Auth and sale (sometimes just called 'sale' or 'purchase') combines authorization and capture into a single transaction — the money moves immediately. Authorize and capture splits those into two API calls or events, with a gap in between. Use sale for instant-delivery goods, and auth/capture when there's any delay between commitment and fulfillment.

When should I use authorize and capture?

Use it whenever there's a meaningful gap between checkout and value delivery: physical product fulfillment, scheduled services, contract start dates, fraud or compliance review, or any case where the final amount might shift. It's also the right pattern when you want a fraud team or ops review to gate the actual money movement.

What metrics measure authorize and capture performance?

Track authorization approval rate, capture rate (captures divided by authorizations), authorization-to-capture latency, void rate (auths you cancel before capturing), and expired-authorization rate. Watch capture failure rate too — auths that succeed but fail at capture often signal stale cards, expired holds, or amount mismatches.

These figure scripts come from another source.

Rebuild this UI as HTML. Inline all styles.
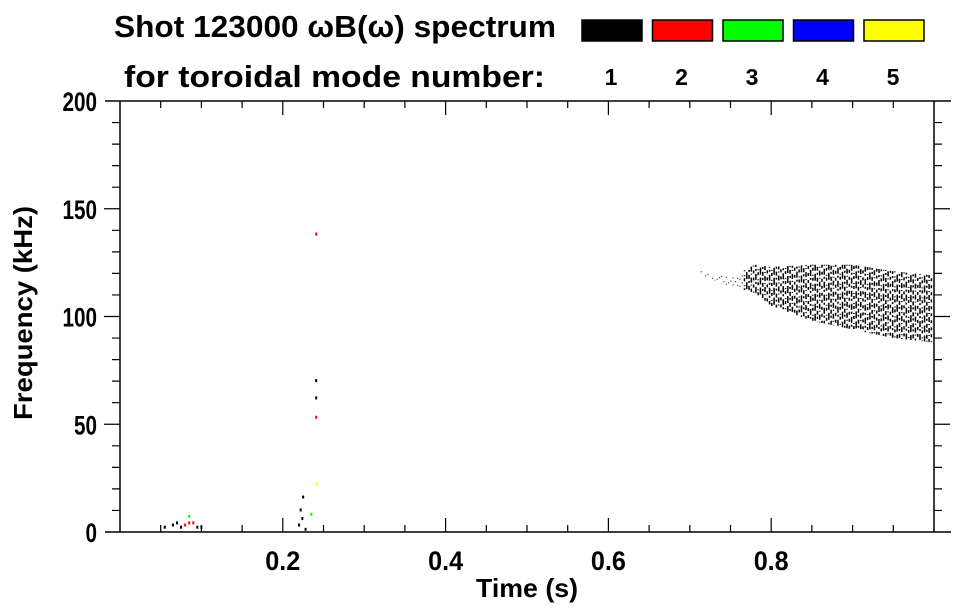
<!DOCTYPE html>
<html><head><meta charset="utf-8"><style>
html,body{margin:0;padding:0;background:#fff;}
svg{display:block;font-family:"Liberation Sans",sans-serif;font-weight:bold;}
</style></head><body>
<svg id="chart" width="963" height="615" viewBox="0 0 963 615">
  <text x="114" y="37" font-size="31" textLength="442" lengthAdjust="spacingAndGlyphs">Shot 123000 ωB(ω) spectrum</text>
  <text x="124" y="87" font-size="31" textLength="421" lengthAdjust="spacingAndGlyphs">for toroidal mode number:</text>
  <g id="legend"></g>
  <g id="marks"></g>
  <g id="axes"></g>
  <text x="527" y="597" font-size="26" text-anchor="middle" textLength="102" lengthAdjust="spacingAndGlyphs">Time (s)</text>
  <text transform="translate(32,313) rotate(-90)" font-size="26" text-anchor="middle" textLength="214" lengthAdjust="spacingAndGlyphs">Frequency (kHz)</text>
</svg>
<script>
// ---- data ----
const modeLabels = ['1','2','3','4','5'];
const modeColors = ['#000000','#ff0000','#00ff00','#0000ff','#ffff00'];
const xTicks = [0.2, 0.4, 0.6, 0.8];
const yTicks = [0, 50, 100, 150, 200];
// band envelope for mode 1 (time s, lower/upper kHz)
const bandTimes = [0.714, 0.75, 0.78, 0.80, 0.85, 0.90, 0.95, 1.0];
const bandLow   = [119, 114, 111, 105, 98, 94, 90, 88];
const bandHigh  = [121, 118, 124, 123, 124, 124, 121, 119];
// scattered points: time, freq, mode index (0-based)
const ptTimes = [0.055,0.065,0.07,0.075,0.08,0.085,0.09,0.095,0.1,0.085,0.22,0.222,0.225,0.228,0.224,0.241,0.241,0.241,0.241,0.242,0.235];
const ptFreqs = [2,3,4,2,3,4,4,2,2,7,3,10,16,1,6,53,138,62,70,22,8];
const ptModes = [0,0,0,0,1,1,1,0,0,2,0,0,0,0,0,1,1,0,0,4,2];

// ---- scales ----
const X0=120, X1=934, Y0=532, Y1=101;
const sx = t => X0 + (X1-X0)*t;
const sy = f => Y0 - (Y0-Y1)*f/200;
const NS='http://www.w3.org/2000/svg';
function mk(tag, parent, attrs){const e=document.createElementNS(NS,tag);for(const k in attrs)e.setAttribute(k,attrs[k]);parent.appendChild(e);return e;}

// legend
const lg=document.getElementById('legend');
modeLabels.forEach((lab,i)=>{
  const x=582+i*70.5;
  const r=mk('rect',lg,{x:x,y:20,width:60,height:21,fill:modeColors[i],stroke:'#000','stroke-width':1.5});
  
  
  const t=mk('text',lg,{x:x+29,y:85,'font-size':23,'text-anchor':'middle'});
  t.textContent=lab;
  
  
});

// axes
const ax=document.getElementById('axes');
const frame=mk('path',ax,{d:`M105,${Y1}H951 M${X0},${Y1}V${Y0} M105,${Y0}H951 M${X1},${Y1}V${Y0}`,stroke:'#000','stroke-width':1.5,fill:'none'});


for(let i=1;i<20;i++){
  const t=i*0.05, major=(i%4===0), L=major?14:7, x=sx(t);
  const tk=mk('path',ax,{d:`M${x},${Y0}V${Y0-L} M${x},${Y1}V${Y1+L}`,stroke:'#000','stroke-width':1.2});
  
  
}
for(let f=10;f<200;f+=10){
  const major=(f%50===0), L=major?16:8, y=sy(f);
  const tk=mk('path',ax,{d:`M${X0},${y}H${X0-L} M${X1},${y}H${X1+L}`,stroke:'#000','stroke-width':1.2});
  
  
}
xTicks.forEach(t=>{
  const e=mk('text',ax,{x:sx(t),y:570,'font-size':27,'text-anchor':'middle',textLength:35,lengthAdjust:'spacingAndGlyphs'});
  e.textContent=t.toFixed(1);
  
  
});
yTicks.forEach(f=>{
  const s=String(f);
  const e=mk('text',ax,{x:97,y:sy(f)+10,'font-size':27,'text-anchor':'end',textLength:s.length*11.5,lengthAdjust:'spacingAndGlyphs'});
  e.textContent=s;
  
  
});

// spectrogram band
const mg=document.getElementById('marks');
function interp(arr,t){
  for(let i=0;i<bandTimes.length-1;i++){
    if(t>=bandTimes[i]&&t<=bandTimes[i+1]){const u=(t-bandTimes[i])/(bandTimes[i+1]-bandTimes[i]);return arr[i]+u*(arr[i+1]-arr[i]);}
  }
  return arr[arr.length-1];
}
const tStart=bandTimes[0], tEnd=bandTimes[bandTimes.length-1];
const patterns=['6 2 2 3','3 4','5 2 1 3','2 3 4 2','7 3','1 2 3 4'];
let k=0;
for(let t=tStart;t<=tEnd-0.001;t+=0.0028,k++){
  const lo=interp(bandLow,t), hi=interp(bandHigh,t);
  const dense = t>0.765;
  const ln=mk('line',mg,{x1:sx(t),x2:sx(t),y1:sy(hi),y2:sy(lo),stroke:'#000','stroke-width':dense?1.5:1,
    'stroke-dasharray':dense?patterns[(k*5)%6]:'1 6','stroke-dashoffset':(k*13)%11});
  
  
}
// scattered points
ptTimes.forEach((t,i)=>{
  const r=mk('rect',mg,{x:sx(t)-1,y:sy(ptFreqs[i])-2,width:2,height:3,fill:modeColors[ptModes[i]]});
  
  
});
</script>
</body></html>
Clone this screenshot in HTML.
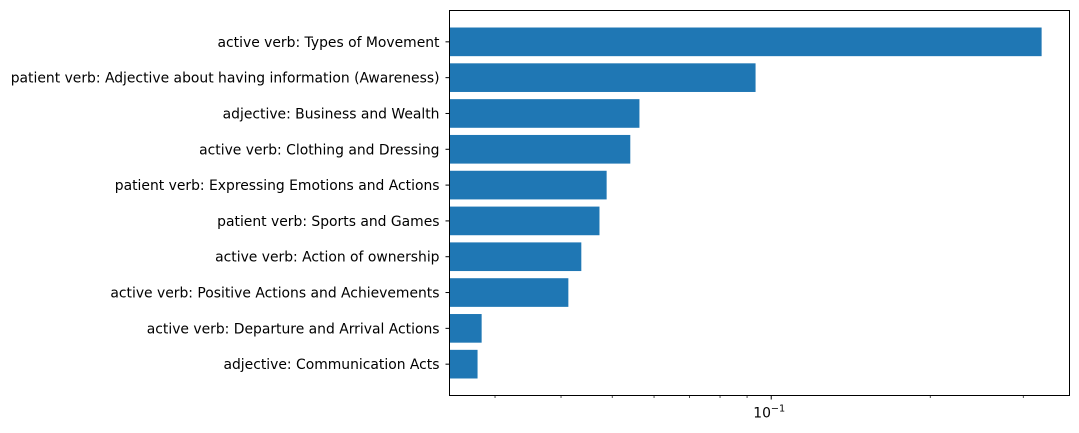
<!DOCTYPE html>
<html><head><meta charset="utf-8"><style>
body{margin:0;background:#fff;}
svg{display:block;font-family:"DejaVu Sans","Liberation Sans",sans-serif;}
</style></head><body>
<svg id="chart" width="1079" height="433" viewBox="0 0 1079 433">
<g id="bars"></g>
<g id="yt"></g>
<g id="xt"></g>
<rect x="449.5" y="10.5" width="620" height="385" fill="none" stroke="#000" stroke-width="1"/>
</svg>
<script>
const categories=["active verb: Types of Movement","patient verb: Adjective about having information (Awareness)","adjective: Business and Wealth","active verb: Clothing and Dressing","patient verb: Expressing Emotions and Actions","patient verb: Sports and Games","active verb: Action of ownership","active verb: Positive Actions and Achievements","active verb: Departure and Arrival Actions","adjective: Communication Acts"];
const values=[0.325,0.0934,0.0563,0.0541,0.0488,0.0473,0.0437,0.0413,0.0283,0.0278];
const majorTicks=[0.1];
const minorTicks=[0.03,0.04,0.05,0.06,0.07,0.08,0.09,0.2,0.3];
const NS="http://www.w3.org/2000/svg";
const L=449.5,R=1069.5,T=10.5,B=395.5;
const xmin=0.0246,xmax=0.367;
function x(v){return L+(Math.log10(v)-Math.log10(xmin))/(Math.log10(xmax)-Math.log10(xmin))*(R-L);}
const step=(B-T)/(categories.length+0.75);
function yc(i){return T+step*(i+0.875);}
function mk(t,a){const e=document.createElementNS(NS,t);for(const k in a)e.setAttribute(k,a[k]);return e;}
const bars=document.getElementById('bars'),yt=document.getElementById('yt'),xt=document.getElementById('xt');
values.forEach((v,i)=>{
 const h=step*0.8;
 const r=mk('rect',{x:L,y:yc(i)-h/2,width:Math.max(0,x(v)-L),height:h,fill:'#1f77b4'});
 
 
 bars.appendChild(r);
 const tk=mk('line',{x1:L-4,x2:L,y1:yc(i),y2:yc(i),stroke:'#000'});
 
 
 yt.appendChild(tk);
 const t=mk('text',{x:L-10,y:yc(i)+5,'text-anchor':'end','font-size':'13.9',fill:'#000'});
 t.textContent=categories[i];
 
 
 yt.appendChild(t);
});
minorTicks.forEach(v=>{
 const l=mk('line',{x1:x(v),x2:x(v),y1:B,y2:B+2.5,stroke:'#000','stroke-width':0.7});
 
 
 xt.appendChild(l);
});
majorTicks.forEach(v=>{
 const l=mk('line',{x1:x(v),x2:x(v),y1:B,y2:B+4,stroke:'#000'});
 
 
 xt.appendChild(l);
 const t=mk('text',{x:x(v)-2,y:B+22,'text-anchor':'middle','font-size':'13.9'});
 
 
 const e=Math.round(Math.log10(v));
 t.innerHTML='10<tspan dy="-6" font-size="9.7">'+(e<0?'\u2212':'')+Math.abs(e)+'</tspan>';
 xt.appendChild(t);
});
</script>
</body></html>
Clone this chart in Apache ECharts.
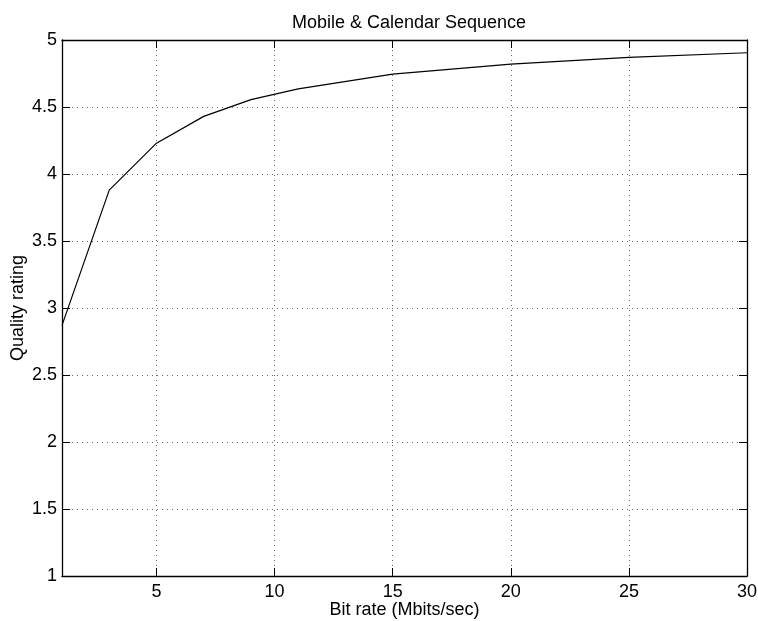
<!DOCTYPE html>
<html>
<head>
<meta charset="utf-8">
<script src="https://cdn.jsdelivr.net/npm/echarts@6/dist/echarts.min.js"></script>
<style>
  html, body { margin: 0; padding: 0; background: #fff; }
  #chart { width: 758px; height: 621px; }
</style>
</head>
<body>
<div id="chart"></div>
<script>
// bit rate (Mbits/sec) and quality rating
var bitRates = [1, 3, 5, 7, 9, 11, 15, 20, 25, 30];
var quality = [2.87, 3.88, 4.23, 4.43, 4.555, 4.635, 4.745, 4.82, 4.87, 4.905];

var FONT = "Liberation Sans";
var points = bitRates.map(function (x, i) { return [x, quality[i]]; });

var chart = echarts.init(document.getElementById("chart"));

var tickStyle = { show: true, inside: true, length: 8, lineStyle: { color: "#000", width: 1 } };
var lineStyle = { show: true, lineStyle: { color: "#000", width: 1.3 } };
var gridLine = { show: true, lineStyle: { color: "#666", width: 1, type: [1, 4] } };

var option = {
  animation: false,
  backgroundColor: "#fff",
  title: {
    text: "Mobile & Calendar Sequence",
    left: 404,
    textAlign: "center",
    top: 9,
    textStyle: { fontFamily: FONT, fontSize: 18, fontWeight: "normal", color: "#000" }
  },
  grid: { left: 62, right: 11, top: 40, bottom: 45, containLabel: false, outerBoundsMode: "none" },
  xAxis: [
    {
      type: "value",
      min: 1,
      max: 30,
      splitNumber: 6,
      position: "bottom",
      axisLine: lineStyle,
      axisTick: tickStyle,
      splitLine: gridLine,
      axisLabel: { showMinLabel: false, margin: 7, fontFamily: FONT, fontSize: 18, color: "#000" },
      name: "Bit rate (Mbits/sec)",
      nameLocation: "middle",
      nameGap: 25,
      nameMoveOverlap: false,
      nameTextStyle: { fontFamily: FONT, fontSize: 18, color: "#000" }
    },
    {
      type: "value",
      min: 1,
      max: 30,
      splitNumber: 6,
      position: "top",
      axisLine: lineStyle,
      axisTick: tickStyle,
      splitLine: { show: false },
      axisLabel: { show: false }
    }
  ],
  yAxis: [
    {
      type: "value",
      min: 1,
      max: 5,
      interval: 0.5,
      position: "left",
      axisLine: lineStyle,
      axisTick: tickStyle,
      splitLine: gridLine,
      axisLabel: { margin: 5, fontFamily: FONT, fontSize: 18, color: "#000" },
      name: "Quality rating",
      nameLocation: "middle",
      nameGap: 35,
      nameMoveOverlap: false,
      nameTextStyle: { fontFamily: FONT, fontSize: 18, color: "#000" }
    },
    {
      type: "value",
      min: 1,
      max: 5,
      interval: 0.5,
      position: "right",
      axisLine: lineStyle,
      axisTick: tickStyle,
      splitLine: { show: false },
      axisLabel: { show: false }
    }
  ],
  series: [
    {
      type: "line",
      xAxisIndex: 0,
      yAxisIndex: 0,
      data: points,
      symbol: "none",
      lineStyle: { color: "#000", width: 1.2 }
    }
  ]
};

option && chart.setOption(option);
</script>
</body>
</html>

What's the typical cost of authorize and capture?

Most processors charge interchange and assessment fees only on the capture, not the authorization itself, though some bill a small per-authorization fee (often a few cents). Expect standard card-present or card-not-present interchange rates of roughly 2.0%–3.5% plus a fixed per-transaction fee on the captured amount. Voided authorizations typically incur no interchange.

What tools handle authorize and capture?

Payment gateways, payment service providers, and modern subscription billing platforms all support the two-step flow. Look for a billing engine that exposes capture as a deliberate event tied to fulfillment, order status, or contract milestones — not one that auto-captures everything at checkout by default.

How do I implement authorize and capture for a small team?

Pick a billing platform that supports delayed capture natively, then map your fulfillment milestones to capture triggers — order shipped, service delivered, contract activated. Set a default authorization window (most cards hold 7 days) and build a small operational checklist or automation to capture, void, or re-authorize before the hold expires.

What's the biggest mistake teams make with authorize and capture?

Letting authorizations expire silently. Card networks release holds after a set window (commonly 7 days for most card types, shorter for some), and once that happens you have no funds reserved — you have to ask the customer to pay again. Always monitor your auth aging and either capture or void before the window closes.

How long does an authorization hold last?

It depends on the card network and merchant category, but most card-not-present authorizations hold for 7 days, while some travel and hospitality codes extend to 30. After that the hold drops off the customer's available balance automatically, even if your processor still shows it as 'open' on your side.

Can I capture less than the authorized amount?

Yes, partial capture is supported by most processors and is common in retail and B2B. If you authorize $500 but only ship $420 worth of goods, you capture $420 and the remaining $80 hold drops off. Capturing more than the authorized amount, however, is usually not allowed and requires a new authorization.